God made a striking declaration to the Israelites at Sinai: "You have seen what I did to Egypt" (Exodus 19:4). The Mekhilta emphasizes that God was not asking the people to accept a secondhand report. He was not speaking from tradition, not reciting from a written document, not sending messengers, and not producing witnesses to testify on His behalf. The Israelites had witnessed the destruction of Egypt with their own eyes.
This distinction matters enormously in rabbinic thought. Testimony based on direct observation carries a weight that hearsay never can. God pointed to the shared experience of an entire nation — not a private revelation to a single prophet, but a public event visible to millions. Every Israelite who stood at Sinai could confirm what had happened in Egypt because they had lived through it.
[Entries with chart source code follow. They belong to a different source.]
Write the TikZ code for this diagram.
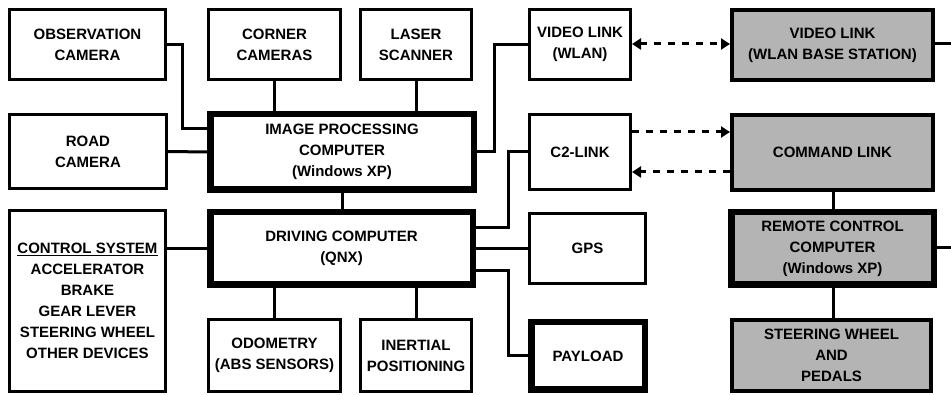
\documentclass[tikz,border=0pt]{standalone}
\usepackage{fontspec}
\setmainfont{Liberation Sans}
\usetikzlibrary{arrows.meta}
\definecolor{boxgray}{RGB}{180,180,180}

\begin{document}
\begin{tikzpicture}[x=1pt, y=-1pt,
    block/.style={draw=black, line width=3pt, fill=white, align=center, inner sep=0pt,
        font=\bfseries\fontsize{15}{21}\selectfont},
    thickblock/.style={block, line width=6.5pt},
    grayblock/.style={block, line width=4pt, fill=boxgray},
    remote/.style={thickblock, fill=boxgray},
    wire/.style={line width=3pt},
    radio/.style={line width=3pt, dash pattern=on 7pt off 7pt, >={Triangle[length=9pt, width=11pt]}}]
    \useasboundingbox (0, 0) rectangle (951, 395);

    \node[block, minimum width=156, minimum height=70] (obs-cam) at (87.5, 44.5) {OBSERVATION\\CAMERA};
    \node[block, minimum width=132, minimum height=70] (corner-cam) at (274.5, 44.5) {CORNER\\CAMERAS};
    \node[block, minimum width=111, minimum height=70] (laser) at (416, 44.5) {LASER\\SCANNER};
    \node[block, minimum width=101, minimum height=70] (video-link) at (580, 44.5) {VIDEO LINK\\(WLAN)};
    \node[grayblock, minimum width=201, minimum height=70] (video-base) at (832.5, 45) {VIDEO LINK\\(WLAN BASE STATION)};

    \node[block, minimum width=157, minimum height=74] (road-cam) at (88, 151.5) {ROAD\\CAMERA};
    \node[thickblock, minimum width=263.5, minimum height=75.5] (ipc) at (342, 152) {IMAGE PROCESSING\\COMPUTER\\(Windows XP)};
    \node[block, minimum width=101, minimum height=75] (c2-link) at (580, 152) {C2-LINK};
    \node[grayblock, minimum width=201, minimum height=75] (cmd-link) at (832.5, 152.5) {COMMAND LINK};

    \node[block, minimum width=156, minimum height=181] (control) at (87.5, 301) {\underline{CONTROL SYSTEM}\\ACCELERATOR\\BRAKE\\GEAR LEVER\\STEERING WHEEL\\OTHER DEVICES};
    \node[thickblock, minimum width=262.5, minimum height=72.5] (driving) at (341.5, 248.5) {DRIVING COMPUTER\\(QNX)};
    \node[block, minimum width=116, minimum height=70] (gps) at (587.5, 248.5) {GPS};
    \node[remote, minimum width=202.5, minimum height=72.5] (rcc) at (832.5, 248.5) {REMOTE CONTROL\\COMPUTER\\(Windows XP)};

    \node[block, minimum width=132, minimum height=72] (odometry) at (274.5, 355.5) {ODOMETRY\\(ABS SENSORS)};
    \node[block, minimum width=111, minimum height=72] (inertial) at (416, 355.5) {INERTIAL\\POSITIONING};
    \node[thickblock, minimum width=113.5, minimum height=67.5] (payload) at (588, 356) {PAYLOAD};
    \node[grayblock, minimum width=199, minimum height=71] (steering) at (831.5, 355.5) {STEERING WHEEL\\AND\\PEDALS};

    \coordinate (video-out) at (951, 44);
    \coordinate (rcc-out) at (951, 248);

    \draw[wire] (obs-cam.east) -- ++(15, 0) |- (ipc.west |- 0, 129);
    \draw[wire] (road-cam.east) -- (ipc.west);
    \draw[wire] (corner-cam.south) -- (corner-cam.south |- ipc.north);
    \draw[wire] (laser.south) -- (laser.south |- ipc.north);
    \draw[wire] (ipc.south) -- (ipc.south |- driving.north);
    \draw[wire] (control.east |- driving.west) -- (driving.west);
    \draw[wire] (odometry.north) -- (odometry.north |- driving.south);
    \draw[wire] (inertial.north) -- (inertial.north |- driving.south);

    \draw[wire] (ipc.east) -- ++(17, 0) |- (video-link.west);
    \draw[wire] (c2-link.west) -- ++(-20, 0) |- (driving.east |- 0, 228);
    \draw[wire] (gps.west) -- (driving.east |- gps.west);
    \draw[wire] (payload.west) -- ++(-20, 0) |- (driving.east |- 0, 271);

    \draw[radio, <->] (video-link.east |- 0, 44) -- (video-base.west |- 0, 44);
    \draw[radio, ->] (c2-link.east |- 0, 132) -- (cmd-link.west |- 0, 132);
    \draw[radio, ->] (cmd-link.west |- 0, 172) -- (c2-link.east |- 0, 172);

    \draw[wire] (cmd-link.south -| 833, 0) -- (rcc.north -| 833, 0);
    \draw[wire] (rcc.south -| 833, 0) -- (steering.north -| 833, 0);
    \draw[wire] (video-base.east |- video-out) -- (video-out);
    \draw[wire] (rcc.east |- rcc-out) -- (rcc-out);
\end{tikzpicture}
\end{document}
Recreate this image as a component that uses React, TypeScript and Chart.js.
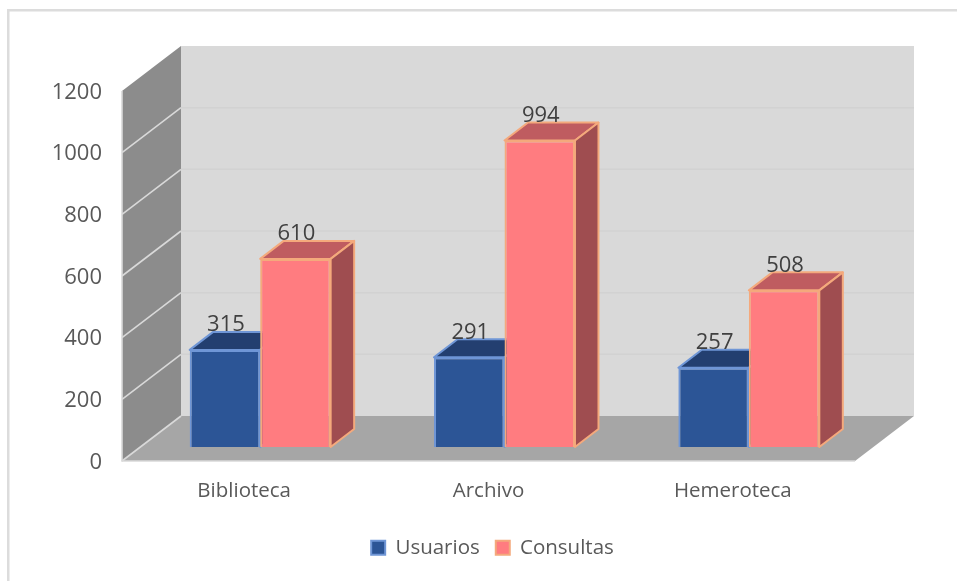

The Mekhilta then specifies the sins for which Egypt was punished: idolatry, illicit relations, and the spilling of blood. These are the three cardinal transgressions in Jewish law — the offenses so severe that a person must accept death rather than commit them. Egypt had been guilty of all three, yet God had not exacted punishment immediately. The Egyptians had carried on with their crimes for generations.
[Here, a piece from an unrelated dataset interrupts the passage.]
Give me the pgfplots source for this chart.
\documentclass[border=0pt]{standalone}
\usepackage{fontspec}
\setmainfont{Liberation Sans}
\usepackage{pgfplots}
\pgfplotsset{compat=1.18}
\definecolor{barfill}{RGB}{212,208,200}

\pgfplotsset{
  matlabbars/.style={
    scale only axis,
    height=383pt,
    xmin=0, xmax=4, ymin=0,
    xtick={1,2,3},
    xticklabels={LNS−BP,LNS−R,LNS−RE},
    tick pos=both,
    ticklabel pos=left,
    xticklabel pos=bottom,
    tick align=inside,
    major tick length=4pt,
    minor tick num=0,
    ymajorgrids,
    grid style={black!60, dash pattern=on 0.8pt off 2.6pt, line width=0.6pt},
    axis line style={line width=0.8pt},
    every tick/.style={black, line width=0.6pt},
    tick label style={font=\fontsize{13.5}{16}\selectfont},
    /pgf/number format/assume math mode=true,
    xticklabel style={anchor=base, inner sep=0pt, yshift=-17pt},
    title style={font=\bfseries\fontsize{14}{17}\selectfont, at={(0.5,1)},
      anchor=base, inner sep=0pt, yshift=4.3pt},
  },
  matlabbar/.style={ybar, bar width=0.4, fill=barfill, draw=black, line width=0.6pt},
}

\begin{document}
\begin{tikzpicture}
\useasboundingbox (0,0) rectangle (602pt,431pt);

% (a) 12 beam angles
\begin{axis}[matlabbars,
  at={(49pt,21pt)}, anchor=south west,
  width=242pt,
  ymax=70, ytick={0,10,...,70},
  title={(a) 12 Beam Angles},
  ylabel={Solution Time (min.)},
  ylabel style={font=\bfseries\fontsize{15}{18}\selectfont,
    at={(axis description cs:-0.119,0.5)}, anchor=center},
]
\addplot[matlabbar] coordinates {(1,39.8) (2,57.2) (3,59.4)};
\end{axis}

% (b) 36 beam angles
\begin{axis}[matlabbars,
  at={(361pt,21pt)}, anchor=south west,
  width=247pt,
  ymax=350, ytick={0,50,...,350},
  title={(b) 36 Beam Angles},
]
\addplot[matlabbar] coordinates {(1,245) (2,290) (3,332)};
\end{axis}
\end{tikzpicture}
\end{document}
Why the delay? The Mekhilta's answer is breathtaking in its directness: God punished Egypt only for the sake of Israel. The timing of divine justice was calibrated not to Egypt's guilt but to Israel's need. The plagues were not simply retribution — they were redemption. Every blow that fell on Egypt was simultaneously an act of liberation for the people who would stand at Sinai and receive the Torah.